We will be using Finder Chart at IRSA to retrieve images, but we will also use Goddard's Skyview to retrieve larger FITS images. You need a way to view and interact with FITS files (see FITS explanation below). Finder Chart (and its more generic friend IRSA Viewer) allow you to interact directly with the FITS files. You could also use DS9 which you can download here: DS9. Also, ds9 was the topic of a tutorial in NITARP tutorials.
Software basics and other things to note
If you need a refresher on mosaics, see What is a mosaic and why should I care?
If you need a refresher on angular measures on the sky, see this site from LCOGT.
A bit more information on FITS format is elsewhere on the wiki. The most important thing about FITS format vs. other image formats is that JPGs (and for that matter GIFs or PNGs) are "lossy compressed" files, which means that images in those formats actually LOSE INFORMATION, particularly in comparison to the FITS file. JPGs are just fine for images you take of your kids with digital cameras - you rarely ever see evidence of the loss of information. (As an aside - you might see evidence of it if you take a picture of something with high contrast, or a sharp edge somewhere in the image. If you look at the jpeg up close, you will see 'ringing' of the sharp edge, which looks kind of like blurring. The wikipedia page on lossy compression linked above has an example of loss of information with JPGs.)

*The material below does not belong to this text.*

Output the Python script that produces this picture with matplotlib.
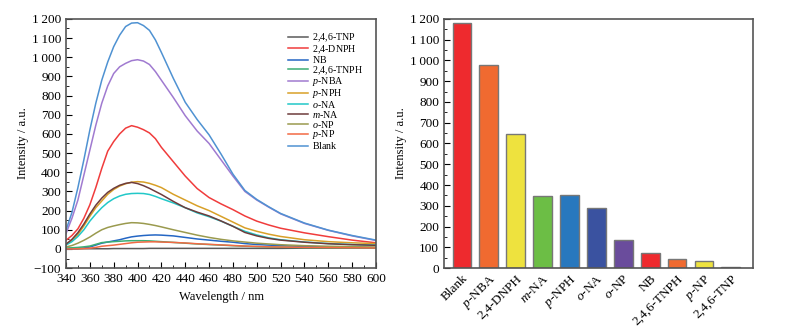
import numpy as np
import matplotlib
matplotlib.use("Agg")
import matplotlib.pyplot as plt
from matplotlib.ticker import MultipleLocator, FuncFormatter

plt.rcParams['font.family'] = ['Liberation Serif', 'DejaVu Serif']
plt.rcParams['mathtext.fontset'] = 'custom'
plt.rcParams['mathtext.rm'] = 'Liberation Serif'
plt.rcParams['mathtext.it'] = 'Liberation Serif:italic'

# emission spectra
wl = [340, 345, 350, 355, 360, 365, 370, 375, 380, 385, 390, 395, 400, 405, 410, 415, 420,
      430, 440, 450, 460, 470, 480, 490, 500, 510, 520, 540, 560, 580, 600]
tnp = [0, 0, 0, 1, 1, 1, 1, 1, 2, 2, 2, 2, 2, 2, 3, 3, 3,
       3, 3, 3, 3, 3, 3, 3, 3, 3, 3, 4, 4, 4, 4]
dnph = [45, 70, 105, 160, 230, 320, 420, 510, 560, 600, 630, 643, 635, 622, 605, 575, 530,
        455, 380, 315, 268, 235, 205, 172, 145, 125, 108, 84, 64, 46, 32]
nb = [0, 1, 3, 5, 10, 20, 30, 36, 42, 48, 56, 63, 67, 70, 72, 73, 72,
      68, 60, 52, 46, 40, 35, 28, 23, 20, 17, 13, 10, 8, 7]
tnph = [5, 6, 8, 11, 15, 24, 33, 36, 38, 40, 42, 43, 43, 43, 42, 40, 38,
        34, 30, 26, 23, 20, 17, 14, 12, 10, 9, 7, 6, 5, 4]
pnba = [80, 160, 255, 385, 515, 645, 760, 850, 915, 950, 968, 982, 987, 980, 962, 925, 880,
        790, 695, 615, 550, 465, 380, 300, 255, 218, 183, 133, 97, 68, 44]
pnph = [22, 44, 75, 120, 170, 215, 250, 285, 310, 328, 340, 348, 351, 349, 342, 332, 320,
        285, 255, 225, 200, 170, 140, 110, 92, 77, 65, 48, 38, 32, 28]
ona = [20, 38, 65, 100, 145, 182, 215, 242, 262, 276, 285, 289, 290, 289, 284, 274, 262,
       240, 215, 188, 168, 145, 118, 92, 73, 58, 48, 36, 28, 23, 20]
mna = [25, 50, 85, 130, 182, 228, 265, 295, 316, 332, 342, 347, 341, 330, 316, 300, 284,
       248, 215, 192, 172, 146, 118, 86, 68, 55, 46, 35, 27, 22, 19]
onp = [10, 18, 30, 45, 62, 82, 100, 112, 120, 127, 133, 137, 136, 133, 128, 122, 115,
       100, 86, 72, 60, 50, 42, 36, 30, 26, 22, 17, 14, 12, 10]
pnp = [0, 0, 1, 2, 4, 8, 14, 17, 20, 24, 28, 32, 35, 36, 37, 37, 36,
       34, 31, 27, 24, 21, 18, 15, 13, 11, 10, 8, 7, 6, 5]
blank = [98, 190, 320, 465, 620, 760, 880, 975, 1055, 1115, 1160, 1178, 1180, 1165, 1140, 1090, 1025,
         890, 765, 675, 595, 495, 390, 305, 258, 220, 185, 135, 98, 70, 46]

series = [tnp, dnph, nb, tnph, pnba, pnph, ona, mna, onp, pnp, blank]
names = [r'$\mathregular{2}$,4,6-TNP', r'$\mathregular{2}$,4-DNPH', r'$\mathregular{N}$B',
         r'$\mathregular{2}$,4,6-TNPH', r'$\mathit{p}$-NBA', r'$\mathit{p}$-NPH',
         r'$\mathit{o}$-NA', r'$\mathit{m}$-NA', r'$\mathit{o}$-NP', r'$\mathit{p}$-NP',
         r'$\mathregular{B}$lank']
line_colors = ['#5a5a5a', '#f03c3c', '#2466c4', '#3cae74', '#a07ad0', '#d8a028',
               '#22c8c8', '#6e3c3c', '#9a9a4e', '#f26a44', '#4f92d2']

# bar chart
bar_labels = ['Blank', r'$\mathit{p}$-NBA', '2,4-DNPH', r'$\mathit{m}$-NA', r'$\mathit{p}$-NPH',
              r'$\mathit{o}$-NA', r'$\mathit{o}$-NP', 'NB', '2,4,6-TNPH', r'$\mathit{p}$-NP', '2,4,6-TNP']
bar_values = [1180, 980, 645, 348, 350, 290, 137, 75, 42, 36, 3]
bar_colors = ['#ee2a2e', '#f06a30', '#eee23e', '#6cbe45', '#2878be', '#3a52a0',
              '#6a4c9c', '#ee2a2e', '#f06a30', '#eee23e', '#222222']


def fmt(v, pos):
    s = f"{abs(v):,.0f}".replace(",", "\u2009")
    return ("\u2212" + s) if v < 0 else s


fig = plt.figure(figsize=(7.95, 3.31), dpi=100)
ax1 = fig.add_axes([0.083, 0.190, 0.390, 0.753])
ax2 = fig.add_axes([0.5585, 0.190, 0.3885, 0.753])

for y, n, c in zip(series, names, line_colors):
    ax1.plot(wl, y, color=c, lw=1.1, label=n)
ax1.set_xlim(340, 600)
ax1.set_ylim(-100, 1200)
ax1.xaxis.set_major_locator(MultipleLocator(20))
ax1.xaxis.set_minor_locator(MultipleLocator(10))
ax1.yaxis.set_major_locator(MultipleLocator(100))
ax1.yaxis.set_minor_locator(MultipleLocator(50))
ax1.yaxis.set_major_formatter(FuncFormatter(fmt))
ax1.set_xlabel("Wavelength / nm", fontsize=9)
ax1.set_ylabel("Intensity / a.u.", fontsize=9, labelpad=2)
ax1.legend(loc='upper right', frameon=False, fontsize=7.2, handlelength=2.0,
           handletextpad=0.4, labelspacing=-0.12, borderaxespad=0.9)

x = np.arange(len(bar_values))
ax2.bar(x, bar_values, width=0.7, color=bar_colors, edgecolor='#777777', linewidth=1)
ax2.set_xlim(-0.67, 10.82)
ax2.set_ylim(0, 1200)
ax2.set_xticks(x)
ax2.set_xticklabels(bar_labels, rotation=45, ha='right', rotation_mode='anchor', fontsize=9.5)
ax2.yaxis.set_major_locator(MultipleLocator(100))
ax2.yaxis.set_minor_locator(MultipleLocator(50))
ax2.yaxis.set_major_formatter(FuncFormatter(fmt))
ax2.set_ylabel("Intensity / a.u.", fontsize=9, labelpad=2)

for ax in (ax1, ax2):
    for sp in ax.spines.values():
        sp.set_color('#555555')
        sp.set_linewidth(1.2)
    ax.tick_params(axis='both', which='both', direction='in', labelsize=9.5)
    ax.tick_params(which='major', length=4)
    ax.tick_params(which='minor', length=2)
ax2.tick_params(axis='x', which='both', length=0, pad=3)

fig.savefig("out.png", dpi=100)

So, what this means is: any time you are doing science, whether that is using your eye to see small details in the image, or measuring distances, or doing photometry, you always want to be using the FITS file, never a JPG, PNG, or GIF.

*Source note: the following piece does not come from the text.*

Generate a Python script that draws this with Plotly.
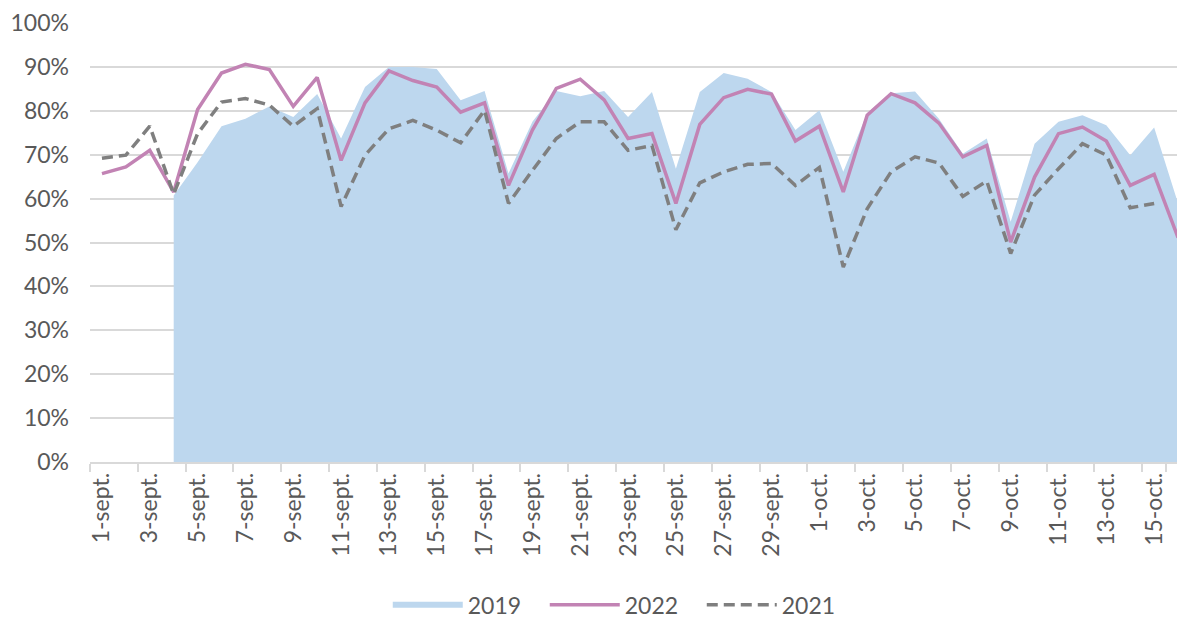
import plotly.graph_objects as go

days_sept = [f"{d}-sept." for d in range(1, 31)]
days_oct = [f"{d}-oct." for d in range(1, 17)]
categories = days_sept + days_oct

y2019 = [None, None, None, 60.7, 68.3, 76.5, 78.2, 81.0, 78.6, 83.8,
         73.7, 85.4, 90.0, 90.0, 89.5, 82.4, 84.5, 65.7, 77.5, 84.5,
         83.3, 84.5, 78.6, 84.3, 66.8, 84.3, 88.6, 87.3, 84.3, 75.6,
         80.1, 66.1, 79.5, 84.0, 84.4, 78.2, 70.2, 73.7, 54.7, 72.5,
         77.5, 79.0, 76.7, 69.9, 76.2, 58.9]

y2022 = [65.7, 67.2, 71.0, 61.5, 80.3, 88.6, 90.6, 89.4, 81.0, 87.6,
         68.7, 81.8, 89.1, 86.9, 85.4, 79.7, 81.8, 63.0, 75.6, 85.1,
         87.2, 82.5, 73.7, 74.8, 58.9, 76.9, 83.0, 84.9, 83.8, 73.1,
         76.5, 61.5, 79.0, 83.9, 81.8, 77.2, 69.5, 72.1, 50.1, 64.9,
         74.8, 76.3, 73.1, 63.0, 65.5, 51.1]

y2021 = [69.2, 69.9, 76.5, 61.0, 74.8, 82.0, 82.8, 81.3, 76.5, 80.5,
         58.2, 69.9, 75.9, 77.8, 75.6, 72.7, 80.1, 58.9, 66.4, 73.7,
         77.5, 77.5, 71.0, 72.1, 52.9, 63.6, 66.1, 67.8, 68.0, 63.0,
         67.1, 44.4, 57.7, 66.1, 69.5, 68.1, 60.5, 64.0, 47.5, 60.8,
         66.8, 72.5, 69.9, 57.9, 58.9, None]

y_ticks = list(range(0, 101, 10))
y_ticktext = [f"{v}%" for v in y_ticks]

FONT = "Lato"
TXT = "#595959"

fig = go.Figure()
fig.add_trace(go.Scatter(
    x=categories, y=y2019, name="2019", mode="none",
    fill="tozeroy", fillcolor="#BDD7EE", hoverinfo="skip",
))
fig.add_trace(go.Scatter(
    x=categories, y=y2022, name="2022", mode="lines",
    line=dict(color="#C283B4", width=3.5),
))
fig.add_trace(go.Scatter(
    x=categories, y=y2021, name="2021", mode="lines",
    line=dict(color="#7F7F7F", width=3.5, dash="11px,6px"),
))

# page body has an 8px margin: figure is sized so it ends at the window edge
fig.update_layout(
    width=1177, height=609,
    margin=dict(l=82, r=0, t=15, b=155),
    paper_bgcolor="white", plot_bgcolor="white",
    font=dict(family=FONT, size=23, color=TXT),
    showlegend=True,
    legend=dict(orientation="h", x=0.487, xanchor="center",
                y=0.02, yref="container", yanchor="middle",
                font=dict(family=FONT, size=23, color=TXT),
                itemwidth=70, entrywidth=72, traceorder="normal"),
    xaxis=dict(
        type="category", categoryorder="array", categoryarray=categories,
        range=[-0.5, 45.29],
        tickmode="array", tickvals=categories[::2], ticktext=categories[::2],
        tickson="boundaries", ticks="outside", ticklen=8,
        tickcolor="#D9D9D9", tickwidth=1.5,
        tickangle=-90, showgrid=False,
        showline=True, linecolor="#D9D9D9", linewidth=1.5,
        tickfont=dict(family=FONT, size=23, color=TXT),
    ),
    yaxis=dict(
        range=[0, 100], tickmode="array", tickvals=y_ticks, ticktext=y_ticktext,
        showgrid=True, gridcolor="#D9D9D9", gridwidth=1.5,
        zeroline=False, showline=False, ticks="",
        ticklabelstandoff=20,
        tickfont=dict(family=FONT, size=23, color=TXT),
    ),
)

fig.write_html("out.html")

When you download the FITS files (from anywhere), the default filename is very likely related to the process id on the server, e.g., it won't mean anything to you 10 minutes after you download it. In the process of downloading images, you should rename the images straightaway to be something that you can understand and remember later on.
We will largely be using Finder Chart, ds9 and Goddard's Skyview. Detailed documentation for all of these is available at their respective websites. I've made videos for Finder Chart and ds9 too (some aimed at NITARP participants, some at the professional astronomy community).
For Skyview, we will use the full Query form, not Quick View and not Non-Astronomer's page.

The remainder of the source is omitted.